Coelho da Silva, que é desembargador aposentado, já acusou o ministro de "inflamar" o Brasil no discurso de posse em 2022 como presidente do TSE (Tribunal Superior Eleitoral).

Aécio Lúcio Costa Pereira tem 51 anos, é residente de Diadema (SP), e gravou um vídeo sentado na mesa diretora do Senado usando uma camiseta que dizia "intervenção militar federal". Ele é acusado pela PGR de crimes como associação criminosa armada, abolição violenta do Estado democrático de Direito, golpe de Estado, além de dano qualificado pela violência e grave ameaça, com emprego de substância inflamável, contra o patrimônio da União e com considerável prejuízo para a vítima.

Em interrogatório após ser preso, Pereira disse que esteve em Brasília a convite de uns amigos que acampavam em frente ao quartel do Exército em São Paulo, próximo ao parque Ibirapuera, do grupo Patriotas.
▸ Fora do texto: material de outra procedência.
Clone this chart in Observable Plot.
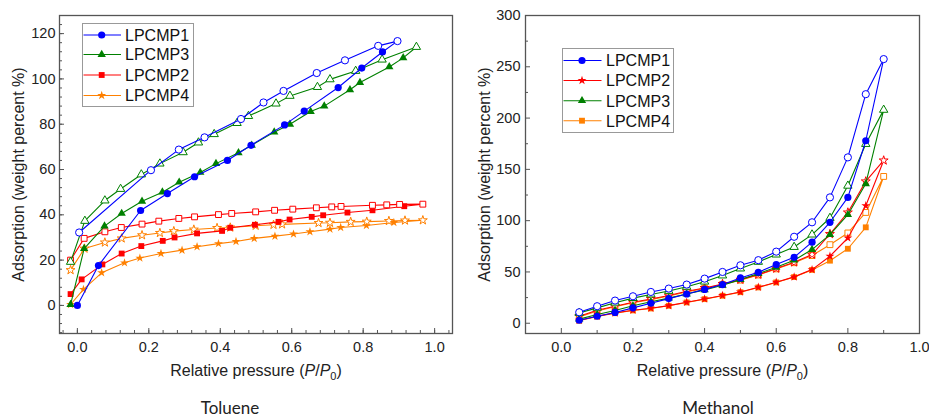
<!DOCTYPE html>
<html><head><meta charset="utf-8">
<script src="https://cdn.jsdelivr.net/npm/d3@7"></script>
<script src="https://cdn.jsdelivr.net/npm/@observablehq/plot@0.6"></script>
<style>
html,body{margin:0;padding:0;background:#fff;}
body{width:929px;height:418px;position:relative;overflow:hidden;font-family:"Liberation Sans",Arial,sans-serif;}
.panel{position:absolute;top:0;}
.caption{position:absolute;top:399px;font-family:Lato,"Open Sans",sans-serif;font-size:17px;line-height:17px;color:#222;transform:translateX(-50%);white-space:nowrap;}
</style></head><body>
<div id="left" class="panel" style="left:0px"></div>
<div id="right" class="panel" style="left:465px"></div>
<div class="caption" style="left:230px">Toluene</div>
<div class="caption" style="left:718px">Methanol</div>
<script>
// ---------------- DATA ----------------
const seriesNames = ["LPCMP1", "LPCMP2", "LPCMP3", "LPCMP4"];
const seriesColors = ["#0000ff", "#ff0000", "#008000", "#ff8000"];

// Toluene panel: [P/P0, adsorption wt%]; adsorption (filled) then desorption (open)
const tol_LPCMP1_ads = [[0.000,0.0],[0.059,17.6],[0.177,41.9],[0.252,49.4],[0.328,56.8],[0.420,64.0],[0.486,70.7],[0.580,79.7],[0.635,85.8],[0.730,96.2],[0.796,104.8],[0.854,111.9]];
const tol_LPCMP1_des = [[0.896,116.7],[0.842,114.6],[0.749,108.2],[0.670,102.6],[0.577,94.7],[0.521,89.6],[0.458,82.3],[0.356,74.2],[0.284,68.8],[0.206,59.7],[0.005,32.2]];
const tol_LPCMP3_ads = [[-0.019,0.4],[0.019,25.1],[0.076,35.0],[0.124,40.6],[0.181,46.0],[0.238,50.0],[0.285,54.4],[0.344,58.7],[0.388,62.6],[0.451,67.4],[0.488,70.7],[0.551,76.5],[0.595,80.0],[0.653,85.6],[0.691,88.0],[0.763,95.2],[0.791,98.4],[0.873,105.3],[0.912,109.3]];
const tol_LPCMP3_des = [[0.949,114.1],[0.853,108.5],[0.779,103.5],[0.707,99.8],[0.672,96.4],[0.595,92.5],[0.556,89.1],[0.479,83.6],[0.447,80.5],[0.383,75.6],[0.339,71.9],[0.296,67.6],[0.231,62.6],[0.179,57.8],[0.121,51.4],[0.077,46.3],[0.021,37.3],[-0.019,19.2]];
const tol_LPCMP2_ads = [[-0.019,5.0],[0.012,11.5],[0.070,18.1],[0.124,22.9],[0.179,26.2],[0.239,28.5],[0.272,30.0],[0.335,31.8],[0.405,32.9],[0.428,34.3],[0.497,35.6],[0.563,36.9],[0.594,37.9],[0.656,39.1],[0.688,39.8],[0.756,41.0],[0.826,42.0],[0.915,43.8]];
const tol_LPCMP2_des = [[0.967,44.7],[0.902,44.6],[0.866,44.4],[0.826,44.2],[0.738,43.7],[0.712,43.5],[0.669,43.1],[0.603,42.5],[0.552,42.0],[0.499,41.3],[0.432,40.6],[0.395,40.1],[0.328,39.1],[0.284,38.4],[0.228,37.2],[0.181,35.9],[0.123,34.4],[0.077,32.5],[0.019,29.6],[-0.019,20.0]];
const tol_LPCMP4_ads = [[-0.019,0.4],[0.017,7.1],[0.068,14.4],[0.132,18.8],[0.175,20.9],[0.234,22.9],[0.293,24.4],[0.335,25.9],[0.395,27.3],[0.444,28.2],[0.495,29.6],[0.553,30.6],[0.605,31.5],[0.651,32.5],[0.707,33.7],[0.737,34.4],[0.809,35.3],[0.886,36.6]];
const tol_LPCMP4_des = [[0.967,37.6],[0.917,37.5],[0.872,37.3],[0.810,37.0],[0.765,36.9],[0.707,36.5],[0.675,36.4],[0.573,35.8],[0.549,35.6],[0.499,35.2],[0.428,34.4],[0.391,34.2],[0.326,33.5],[0.270,32.8],[0.231,32.0],[0.181,31.0],[0.124,29.6],[0.077,27.8],[0.020,25.1],[-0.019,15.6]];

// Methanol panel: relative pressures; adsorption at 0.05..0.85, desorption at 0.05..0.90
const meth_P = [0.05,0.10,0.15,0.20,0.25,0.30,0.35,0.40,0.45,0.50,0.55,0.60,0.65,0.70,0.75,0.80,0.85,0.90];
const meth_LPCMP1_ads = [2.9,6.8,10.5,15.0,19.5,24.0,28.5,33.0,37.7,44.2,49.7,57.2,64.3,79.0,98.4,122.7,177.9];
const meth_LPCMP1_des = [10.7,16.6,22.1,26.3,30.5,33.8,37.7,43.5,50.0,56.5,61.5,69.8,84.3,98.4,122.7,161.7,223.3,257.5];
const meth_LPCMP2_ads = [2.9,6.8,10.1,12.7,14.6,17.2,20.5,23.7,27.0,30.5,35.1,40.0,45.2,52.3,65.3,83.1,114.6];
const meth_LPCMP2_des = [6.8,12.7,16.6,20.5,23.7,27.0,31.2,34.4,38.3,42.5,47.4,53.3,59.4,66.9,87.0,108.0,138.3,158.7];
const meth_LPCMP3_ads = [4.0,8.5,12.5,17.0,21.0,24.5,28.5,32.5,37.0,42.5,48.5,54.5,61.5,71.8,86.4,105.8,136.0];
const meth_LPCMP3_des = [10.0,15.0,20.0,24.5,28.0,31.5,35.5,40.5,46.5,53.3,59.8,66.9,74.3,86.4,102.6,134.0,174.7,208.0];
const meth_LPCMP4_ads = [2.5,6.5,9.8,12.5,14.4,17.0,20.3,23.5,26.8,30.3,34.9,39.8,45.0,52.0,61.0,72.6,93.5];
const meth_LPCMP4_des = [6.0,12.0,16.0,20.0,23.0,26.5,30.5,34.0,37.8,42.0,47.0,53.0,59.0,66.0,76.6,88.0,108.0,143.1];

// Ticks
const tol_xMajor = [0,0.2,0.4,0.6,0.8,1.0];
const tol_xMinor = d3.range(-0.04, 1.05, 0.04).map(v => +v.toFixed(2));
const tol_yMajor = [0,20,40,60,80,100,120];
const tol_yMinor = d3.range(-12, 128, 4);
const meth_xMajor = [0,0.2,0.4,0.6,0.8,1.0];
const meth_xMinor = [0.1,0.3,0.5,0.7,0.9];
const meth_yMajor = [0,50,100,150,200,250,300];
const meth_yMinor = [25,75,125,175,225,275];

const tol_symbols = {LPCMP1: "circle", LPCMP3: "triangle", LPCMP2: "square", LPCMP4: "star"};
const meth_symbols = {LPCMP1: "circle", LPCMP2: "star", LPCMP3: "triangle", LPCMP4: "square"};
const tol_legendOrder = ["LPCMP1", "LPCMP3", "LPCMP2", "LPCMP4"];
const meth_legendOrder = ["LPCMP1", "LPCMP2", "LPCMP3", "LPCMP4"];
const drawOrder = ["LPCMP4", "LPCMP2", "LPCMP3", "LPCMP1"];

// ---------------- BUILD ----------------
const colorOf = Object.fromEntries(seriesNames.map((s, i) => [s, seriesColors[i]]));
const toPts = arr => arr.map(([x, y]) => ({x, y}));
const tolData = {
  LPCMP1: {ads: toPts(tol_LPCMP1_ads), des: toPts(tol_LPCMP1_des)},
  LPCMP2: {ads: toPts(tol_LPCMP2_ads), des: toPts(tol_LPCMP2_des)},
  LPCMP3: {ads: toPts(tol_LPCMP3_ads), des: toPts(tol_LPCMP3_des)},
  LPCMP4: {ads: toPts(tol_LPCMP4_ads), des: toPts(tol_LPCMP4_des)}
};
function methSeries(ads, des) {
  return {
    ads: ads.map((y, i) => ({x: meth_P[i], y})),
    des: des.map((y, i) => ({x: meth_P[i], y})).reverse()
  };
}
const methData = {
  LPCMP1: methSeries(meth_LPCMP1_ads, meth_LPCMP1_des),
  LPCMP2: methSeries(meth_LPCMP2_ads, meth_LPCMP2_des),
  LPCMP3: methSeries(meth_LPCMP3_ads, meth_LPCMP3_des),
  LPCMP4: methSeries(meth_LPCMP4_ads, meth_LPCMP4_des)
};

const frameColor = "#555";
const symbolR = {circle: 3.6, triangle: 3.1, square: 3.3, star: 2.8};

function makePanel(opt) {
  const marks = [];
  for (const s of drawOrder) {
    const d = opt.data[s], c = colorOf[s], sym = opt.symbols[s];
    marks.push(Plot.line(d.ads.concat(d.des), {x: "x", y: "y", stroke: c, strokeWidth: 1.1}));
    marks.push(Plot.dot(d.ads, {x: "x", y: "y", symbol: sym, r: symbolR[sym], fill: c, stroke: "none"}));
    marks.push(Plot.dot(d.des, {x: "x", y: "y", symbol: sym, r: symbolR[sym], fill: "white", stroke: c, strokeWidth: 1}));
  }
  const noText = () => "";
  marks.push(
    Plot.frame({stroke: frameColor, strokeWidth: 1.3}),
    Plot.axisX({ticks: opt.xMajor, tickSize: 5, dy: -5, tickFormat: noText, stroke: frameColor, label: null}),
    Plot.axisX({ticks: opt.xMinor, tickSize: 3, dy: -3, tickFormat: noText, stroke: frameColor, label: null}),
    Plot.axisX({ticks: opt.xMajor, tickSize: 0, tickPadding: 8, tickFormat: d3.format(".1f"), fontSize: 14.5, label: null}),
    Plot.axisY({ticks: opt.yMajor, tickSize: 5, dx: 5, tickFormat: noText, stroke: frameColor, label: null}),
    Plot.axisY({ticks: opt.yMinor, tickSize: 3, dx: 3, tickFormat: noText, stroke: frameColor, label: null}),
    Plot.axisY({ticks: opt.yMajor, tickSize: 0, tickPadding: opt.yPad, tickFormat: d3.format("d"), fontSize: 14.5, label: null}),
    Plot.text(["Adsorption (weight percent %)"], {frameAnchor: "left", textAnchor: "middle", lineAnchor: "middle", rotate: -90, dx: -41, fontSize: 16, fill: "#222"}),
    Plot.text(["Relative pressure (P/P0)"], {frameAnchor: "bottom", textAnchor: "middle", lineAnchor: "middle", dy: 37, fontSize: 16, fill: "#222", className: "xlabel"})
  );
  const svg = Plot.plot({
    width: opt.width, height: 388,
    marginLeft: opt.marginLeft, marginRight: opt.marginRight, marginTop: 15, marginBottom: 55,
    x: {domain: opt.xDomain},
    y: {domain: opt.yDomain},
    style: {fontFamily: "'Liberation Sans', Arial, sans-serif", color: "#222", background: "white", overflow: "visible"},
    marks
  });
  // italic P and subscript 0 in x label
  const t = svg.querySelector(".xlabel text");
  if (t) {
    const ns = "http://www.w3.org/2000/svg";
    t.textContent = "";
    const parts = [["Relative pressure (", {}], ["P", {"font-style": "italic"}], ["/", {}], ["P", {"font-style": "italic"}], ["0", {"font-size": "11", dy: "4"}], [")", {dy: "-4"}]];
    for (const [txt, attrs] of parts) {
      const sp = document.createElementNS(ns, "tspan");
      for (const k in attrs) sp.setAttribute(k, attrs[k]);
      sp.textContent = txt;
      t.appendChild(sp);
    }
  }
  document.getElementById(opt.el).appendChild(svg);
}

makePanel({el: "left", data: tolData, symbols: tol_symbols, width: 465, marginLeft: 59, marginRight: 13,
  xDomain: [-0.05, 1.05], yDomain: [-12.4, 128], xMajor: tol_xMajor, xMinor: tol_xMinor, yMajor: tol_yMajor, yMinor: tol_yMinor, yPad: 4});
makePanel({el: "right", data: methData, symbols: meth_symbols, width: 464, marginLeft: 60, marginRight: 10,
  xDomain: [-0.1, 1.0], yDomain: [-10, 300], xMajor: meth_xMajor, xMinor: meth_xMinor, yMajor: meth_yMajor, yMinor: meth_yMinor, yPad: 5});

// ---------------- LEGENDS ----------------
const d3sym = {circle: d3.symbolCircle, triangle: d3.symbolTriangle, square: d3.symbolSquare, star: d3.symbolStar};
function makeLegend(left, top, w, h, order, symbols, rows, lineX1, lineX2, markX, textX) {
  const svg = d3.select("body").append("svg")
    .attr("style", `position:absolute;left:${left}px;top:${top}px;overflow:visible`)
    .attr("width", w).attr("height", h);
  svg.append("rect").attr("x", 0.5).attr("y", 0.5).attr("width", w - 1).attr("height", h - 1)
    .attr("fill", "white").attr("stroke", "#999").attr("stroke-width", 1);
  order.forEach((s, i) => {
    const cy = rows[i], c = colorOf[s], sym = symbols[s], r = symbolR[sym];
    svg.append("line").attr("x1", lineX1).attr("x2", lineX2).attr("y1", cy).attr("y2", cy)
      .attr("stroke", c).attr("stroke-width", 1.1);
    svg.append("path").attr("d", d3.symbol(d3sym[sym], Math.PI * r * r)())
      .attr("transform", `translate(${markX},${cy})`).attr("fill", c);
    svg.append("text").attr("x", textX).attr("y", cy + 5.8).text(s)
      .attr("font-family", "'Liberation Sans', Arial, sans-serif").attr("font-size", 16).attr("fill", "#111");
  });
}
makeLegend(82, 23, 112, 84, tol_legendOrder, tol_symbols, [12, 31.5, 52, 72.5], 1.5, 39, 19.7, 43);
makeLegend(562, 48, 112, 85, meth_legendOrder, meth_symbols, [12.5, 32.5, 52.7, 72.7], 1.5, 39.5, 20, 44);
</script>
</body></html>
Afirmou que seu objetivo era "lutar pela liberdade" e não sabia dizer se o procedimento para chegar a isso seria depor o presidente Lula. Negou que tenha danificado bens do Congresso.

Além de Aécio Costa Pereira, o STF pretende julgar outros três réus dos ataques às sedes dos três Poderes.

O VOTO DE NUNES MARQUES

Em seu voto, Kassio Nunes Marques citou que "embora o acusado tenha negado a prática de delitos, as fotos e vídeos por ele postados por meio de seu aparelho de telefone celular, por meio de áudio e texto, valorados em conjunto indissociável com a prova testemunhal, demonstra o contexto da criminalidade em concurso de pessoas", afirmou.

"Ele aderiu aos manifestantes que ingressaram mediante violência no prédio do Congresso, concorrendo para os danos e a deterioração do patrimônio tombado do Congresso Nacional", acrescentou o ministro.